Exactly 20 years after the attack on Twin Towers in New York and Pentagon in Washington, the United States and NATO forces will be withdrawing from Afghanistan by September 11.
This announcement was made by the US Secretary of State Antony Blinken in Brussels on Wednesday (April 14). There are in all 2,500 US and 7,000 NATO forces (besides that of Australia, New Zealand and Georgia) in Afghanistan.
Actually, the US and Allied forces had launched a massive military campaign against Taliban just two months after 9/11. It is somewhat strange that they are now pulling out of the country without wiping the Taliban out. As per the earlier agreement signed under the Trump Administration with the Taliban, the US was to withdraw all its forces by May 1, but the Joe Biden administration has expressed its inability to do so.
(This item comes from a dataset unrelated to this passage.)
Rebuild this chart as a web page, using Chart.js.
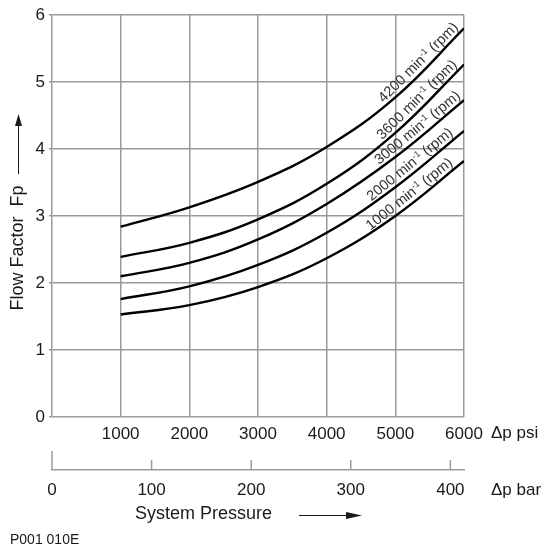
<!DOCTYPE html>
<html>
<head>
<meta charset="utf-8">
<script src="https://cdn.jsdelivr.net/npm/chart.js@4"></script>
<style>
html, body { margin: 0; padding: 0; background: #fff; }
#wrap { width: 547px; height: 549px; }
</style>
</head>
<body>
<div id="wrap"><canvas id="myChart" width="547" height="549"></canvas></div>
<script>
// system pressure (psi) and flow factor Fp for each speed
var psi = [1000, 2000, 3000, 4000, 5000, 6000];
var rpm4200 = [2.84, 3.13, 3.51, 4.03, 4.77, 5.80];
var rpm3600 = [2.39, 2.60, 2.95, 3.48, 4.24, 5.26];
var rpm3000 = [2.10, 2.30, 2.65, 3.18, 3.88, 4.73];
var rpm2000 = [1.76, 1.95, 2.27, 2.75, 3.43, 4.27];
var rpm1000 = [1.53, 1.67, 1.94, 2.37, 3.00, 3.82];
var speeds = ['4200', '3600', '3000', '2000', '1000'];
var psiTicks = [1000, 2000, 3000, 4000, 5000, 6000];
var fpTicks = [0, 1, 2, 3, 4, 5, 6];
var barTicks = [0, 100, 200, 300, 400];
var psiPerBar = 14.5038;

var FONT = "'Liberation Sans', Arial, sans-serif";
var GRID = '#9a9a9a';
var INK = '#1a1a1a';

Chart.defaults.font.family = FONT;
Chart.defaults.color = INK;

var allSeries = [rpm4200, rpm3600, rpm3000, rpm2000, rpm1000];
var datasets = allSeries.map(function(vals, i) {
    return {
        label: speeds[i] + ' min-1 (rpm)',
        data: psi.map(function(p, j) { return {x: p, y: vals[j]}; }),
        borderColor: '#000',
        borderWidth: 2.4,
        pointRadius: 0,
        fill: false,
        tension: 0.4
    };
});

// where along each curve its label sits (psi)
var labelAt = [5420, 5400, 5400, 5290, 5280];

function arrowHead(ctx, x, y, dir) {
    ctx.beginPath();
    if (dir == 'up') {
        ctx.moveTo(x, y);
        ctx.lineTo(x - 3.5, y + 12);
        ctx.lineTo(x + 3.5, y + 12);
    } else {
        ctx.moveTo(x, y);
        ctx.lineTo(x - 16, y - 3.5);
        ctx.lineTo(x - 16, y + 3.5);
    }
    ctx.closePath();
    ctx.fill();
}

function plain(v) { return String(v); }

var extras = {
    id: 'extras',
    afterDraw: function(chart) {
        var ctx = chart.ctx;
        var xs = chart.scales.x;
        var bar = chart.scales.bar;
        ctx.save();
        ctx.fillStyle = INK;
        ctx.strokeStyle = INK;

        // y title + arrow
        ctx.save();
        ctx.translate(18, 248);
        ctx.rotate(-Math.PI / 2);
        ctx.font = '18px ' + FONT;
        ctx.textAlign = 'center';
        ctx.textBaseline = 'middle';
        ctx.fillText('Flow Factor  Fp', 0, 0);
        ctx.restore();
        ctx.lineWidth = 1;
        ctx.beginPath();
        ctx.moveTo(18.5, 174);
        ctx.lineTo(18.5, 125);
        ctx.stroke();
        arrowHead(ctx, 18.5, 114, 'up');

        // unit labels
        ctx.font = '17px ' + FONT;
        ctx.textAlign = 'left';
        ctx.textBaseline = 'middle';
        ctx.fillText('\u0394p psi', 491, 433);
        ctx.fillText('\u0394p bar', 491, 490);

        // x title + arrow
        ctx.font = '18px ' + FONT;
        ctx.fillText('System Pressure', 135, 514);
        ctx.beginPath();
        ctx.moveTo(299, 515.5);
        ctx.lineTo(350, 515.5);
        ctx.stroke();
        arrowHead(ctx, 362, 515.5, 'right');

        ctx.font = '14px ' + FONT;
        ctx.fillText('P001 010E', 10, 540);

        // bar axis tick marks (pointing up)
        ctx.strokeStyle = GRID;
        ctx.lineWidth = 1.5;
        barTicks.forEach(function(v) {
            var px = bar.getPixelForValue(v);
            ctx.beginPath();
            ctx.moveTo(px, bar.top);
            ctx.lineTo(px, bar.top - (v == 0 ? 19 : 10));
            ctx.stroke();
        });

        // curve labels
        ctx.fillStyle = '#333';
        ctx.textBaseline = 'alphabetic';
        chart.data.datasets.forEach(function(ds, i) {
            var pts = chart.getDatasetMeta(i).data;
            var a = pts[4], b = pts[5];
            var ang = Math.atan2(b.y - a.y, b.x - a.x);
            var cx = xs.getPixelForValue(labelAt[i]);
            var t = (cx - a.x) / (b.x - a.x);
            var cy = a.y + t * (b.y - a.y);
            var p1 = speeds[i] + ' min', p2 = '-1', p3 = ' (rpm)';
            ctx.font = '14.5px ' + FONT;
            var w1 = ctx.measureText(p1).width, w3 = ctx.measureText(p3).width;
            ctx.font = '9px ' + FONT;
            var w2 = ctx.measureText(p2).width;
            var w = w1 + w2 + w3;
            ctx.save();
            ctx.translate(cx, cy);
            ctx.rotate(ang);
            var x0 = -w / 2, y0 = -4;
            ctx.textAlign = 'left';
            ctx.font = '14.5px ' + FONT;
            ctx.fillText(p1, x0, y0);
            ctx.font = '9px ' + FONT;
            ctx.fillText(p2, x0 + w1, y0 - 5);
            ctx.font = '14.5px ' + FONT;
            ctx.fillText(p3, x0 + w1 + w2, y0);
            ctx.restore();
        });
        ctx.restore();
    }
};

var ctx = document.getElementById('myChart').getContext('2d');
var myChart = new Chart(ctx, {
    type: 'line',
    data: { datasets: datasets },
    plugins: [extras],
    options: {
        responsive: false,
        animation: false,
        layout: { padding: { left: 0, top: 15, right: 83, bottom: 39 } },
        plugins: { legend: { display: false }, tooltip: { enabled: false } },
        scales: {
            x: {
                type: 'linear',
                position: 'bottom',
                min: 0,
                max: 6000,
                afterBuildTicks: function(s) { s.ticks = psiTicks.map(function(v) { return {value: v}; }); },
                grid: { color: GRID, lineWidth: 1.5, drawTicks: false },
                border: { display: false },
                ticks: { padding: 7, font: { size: 17 }, color: INK, maxRotation: 0, autoSkip: false, callback: plain },
                afterFit: function(s) { s.height = 53; }
            },
            bar: {
                type: 'linear',
                position: 'bottom',
                min: 0,
                max: 6000 / psiPerBar,
                afterBuildTicks: function(s) { s.ticks = barTicks.map(function(v) { return {value: v}; }); },
                grid: { display: false, drawTicks: false },
                border: { display: true, color: GRID, width: 1.5 },
                ticks: { padding: 10, font: { size: 17 }, color: INK, maxRotation: 0, autoSkip: false, callback: plain },
                afterFit: function(s) { s.height = 40; }
            },
            y: {
                type: 'linear',
                min: 0,
                max: 6,
                afterBuildTicks: function(s) { s.ticks = fpTicks.map(function(v) { return {value: v}; }); },
                grid: { color: GRID, lineWidth: 1.5, tickLength: 3 },
                border: { display: true, color: GRID, width: 1.5 },
                ticks: { padding: 4, font: { size: 17 }, color: INK, callback: plain },
                afterFit: function(s) { s.height = s.height; s.width = 52; }
            }
        }
    }
});
</script>
</body>
</html>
Thus, a new date has been agreed.
The exit of the foreign soldiers from the soil of Afghanistan is likely to weaken the present Ashraf Ghani government in the country and embolden the Taliban further.
The Obama administration had considerably reduced the number of US forces from Afghanistan. This was followed by a similar move by the Trump administration.
However, some analysts are of the view that the Taliban of today might not be as dangerous for the West as they too have learnt a lesson and become accommodative. But much depends on the internal situation in Afghanistan as Taliban and the present government are at daggers drawn position.
Apart from this there is a fear of the Islamic State gaining ground in the eastern Nangarhar province of Afghanistan. They have launched several terrorists’ attacks in the country. The Taliban would never like the emergence of ISIS as the latter is challenging them too.